# [Aim of the exercise]
In this exercise, the entries below include pictures. Repeat exactly the lines from the line with "Convert this chart to Altair code." to the line with "import pandas as pd", including both, but without the pictures.

# [Task data]
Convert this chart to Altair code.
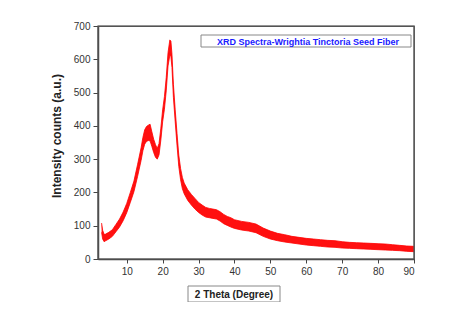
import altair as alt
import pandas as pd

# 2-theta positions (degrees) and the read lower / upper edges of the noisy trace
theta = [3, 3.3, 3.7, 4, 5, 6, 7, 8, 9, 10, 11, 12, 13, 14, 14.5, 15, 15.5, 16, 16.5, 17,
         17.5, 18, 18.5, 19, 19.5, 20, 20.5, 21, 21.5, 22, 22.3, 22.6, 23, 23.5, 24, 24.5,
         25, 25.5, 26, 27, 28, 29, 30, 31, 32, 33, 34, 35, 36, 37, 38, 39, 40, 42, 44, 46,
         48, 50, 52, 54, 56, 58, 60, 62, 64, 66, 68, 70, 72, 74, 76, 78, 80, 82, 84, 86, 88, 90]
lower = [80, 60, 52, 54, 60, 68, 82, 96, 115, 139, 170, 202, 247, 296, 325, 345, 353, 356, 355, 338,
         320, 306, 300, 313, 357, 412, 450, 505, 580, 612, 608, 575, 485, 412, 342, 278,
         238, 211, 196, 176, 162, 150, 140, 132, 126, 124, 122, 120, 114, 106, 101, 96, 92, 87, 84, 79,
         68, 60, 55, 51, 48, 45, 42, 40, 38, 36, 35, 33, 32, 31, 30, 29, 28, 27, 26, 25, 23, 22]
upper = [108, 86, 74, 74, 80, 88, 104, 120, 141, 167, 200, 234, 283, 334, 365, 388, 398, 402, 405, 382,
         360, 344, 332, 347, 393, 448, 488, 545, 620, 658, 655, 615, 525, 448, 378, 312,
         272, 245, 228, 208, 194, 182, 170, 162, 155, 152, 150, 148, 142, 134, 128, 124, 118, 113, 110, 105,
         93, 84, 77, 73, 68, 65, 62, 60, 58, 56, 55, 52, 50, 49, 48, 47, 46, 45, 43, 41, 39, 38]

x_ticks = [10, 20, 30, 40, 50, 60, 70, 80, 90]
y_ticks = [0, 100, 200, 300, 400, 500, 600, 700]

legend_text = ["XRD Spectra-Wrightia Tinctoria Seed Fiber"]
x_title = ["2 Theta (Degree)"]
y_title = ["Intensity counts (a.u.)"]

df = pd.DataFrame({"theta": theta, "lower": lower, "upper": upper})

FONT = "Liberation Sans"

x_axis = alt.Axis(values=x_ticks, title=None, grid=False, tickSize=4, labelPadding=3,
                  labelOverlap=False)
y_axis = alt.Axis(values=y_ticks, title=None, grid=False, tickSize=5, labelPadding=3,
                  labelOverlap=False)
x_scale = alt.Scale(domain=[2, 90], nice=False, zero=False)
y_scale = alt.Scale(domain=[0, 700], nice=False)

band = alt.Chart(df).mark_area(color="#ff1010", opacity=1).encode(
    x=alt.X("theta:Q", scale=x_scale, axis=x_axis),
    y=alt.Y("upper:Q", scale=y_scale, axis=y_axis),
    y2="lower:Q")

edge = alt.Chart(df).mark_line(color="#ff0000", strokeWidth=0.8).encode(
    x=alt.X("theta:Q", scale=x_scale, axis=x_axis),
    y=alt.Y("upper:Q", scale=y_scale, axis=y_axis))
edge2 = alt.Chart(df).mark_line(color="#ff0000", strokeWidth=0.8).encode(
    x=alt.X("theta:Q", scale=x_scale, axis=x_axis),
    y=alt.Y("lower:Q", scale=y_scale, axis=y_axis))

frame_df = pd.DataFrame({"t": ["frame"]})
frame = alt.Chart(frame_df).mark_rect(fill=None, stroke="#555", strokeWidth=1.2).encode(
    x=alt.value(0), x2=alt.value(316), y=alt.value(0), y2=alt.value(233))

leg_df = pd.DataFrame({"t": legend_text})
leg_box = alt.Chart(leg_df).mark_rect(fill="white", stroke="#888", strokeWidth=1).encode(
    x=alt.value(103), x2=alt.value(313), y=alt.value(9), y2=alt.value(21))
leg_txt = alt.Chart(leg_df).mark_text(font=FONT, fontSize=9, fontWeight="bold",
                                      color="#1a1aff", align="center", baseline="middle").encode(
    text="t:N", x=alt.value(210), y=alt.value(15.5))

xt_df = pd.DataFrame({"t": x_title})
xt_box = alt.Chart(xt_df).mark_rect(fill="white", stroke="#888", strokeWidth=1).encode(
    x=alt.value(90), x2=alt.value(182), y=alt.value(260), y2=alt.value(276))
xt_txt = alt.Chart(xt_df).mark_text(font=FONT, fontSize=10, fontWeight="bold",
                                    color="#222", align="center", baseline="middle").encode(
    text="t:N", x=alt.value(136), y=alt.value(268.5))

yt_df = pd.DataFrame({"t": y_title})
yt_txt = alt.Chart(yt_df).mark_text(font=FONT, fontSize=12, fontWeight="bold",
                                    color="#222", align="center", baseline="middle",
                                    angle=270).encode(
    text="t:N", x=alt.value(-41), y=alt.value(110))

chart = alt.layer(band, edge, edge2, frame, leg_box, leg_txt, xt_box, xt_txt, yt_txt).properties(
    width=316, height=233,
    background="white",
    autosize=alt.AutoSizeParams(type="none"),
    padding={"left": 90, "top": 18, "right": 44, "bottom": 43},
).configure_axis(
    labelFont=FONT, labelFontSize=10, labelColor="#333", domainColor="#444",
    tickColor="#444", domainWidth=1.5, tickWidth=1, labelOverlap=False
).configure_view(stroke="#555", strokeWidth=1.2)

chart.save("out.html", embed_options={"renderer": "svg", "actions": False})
* * *
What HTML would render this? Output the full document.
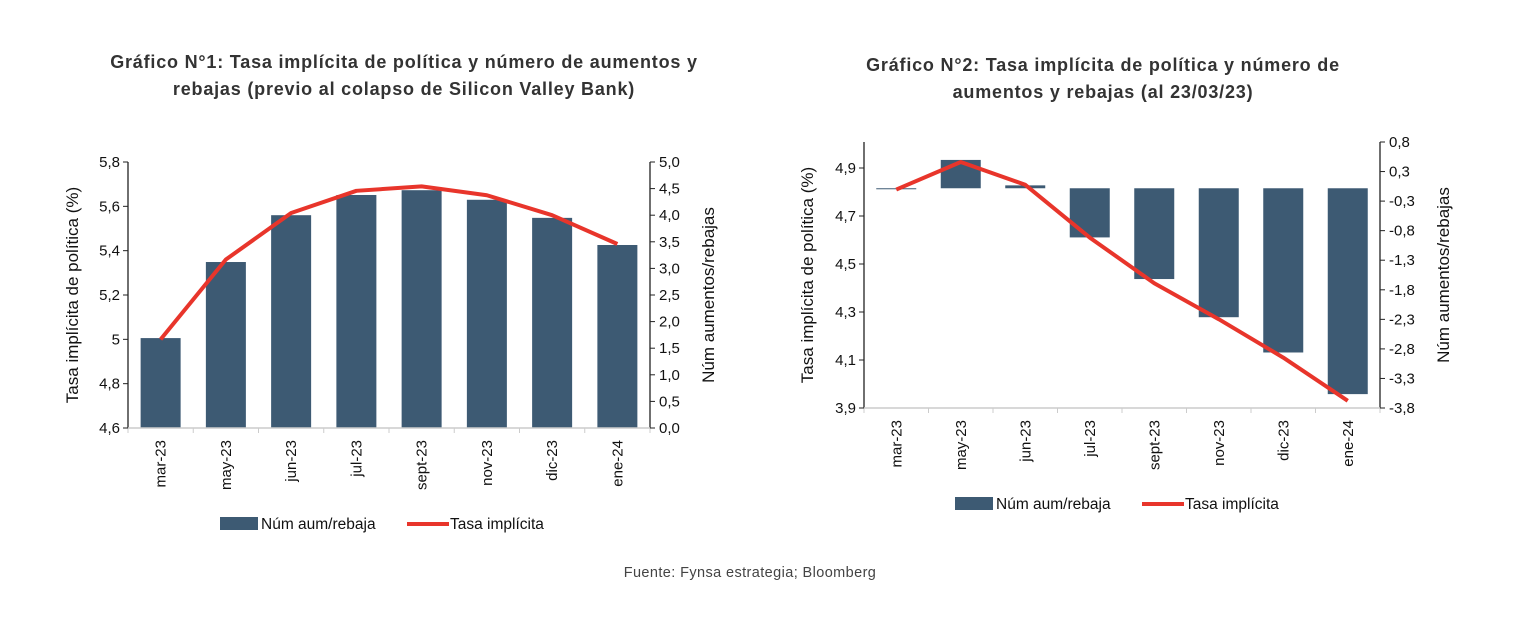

# [Final result]
Convert this chart to Altair code.
import altair as alt
import pandas as pd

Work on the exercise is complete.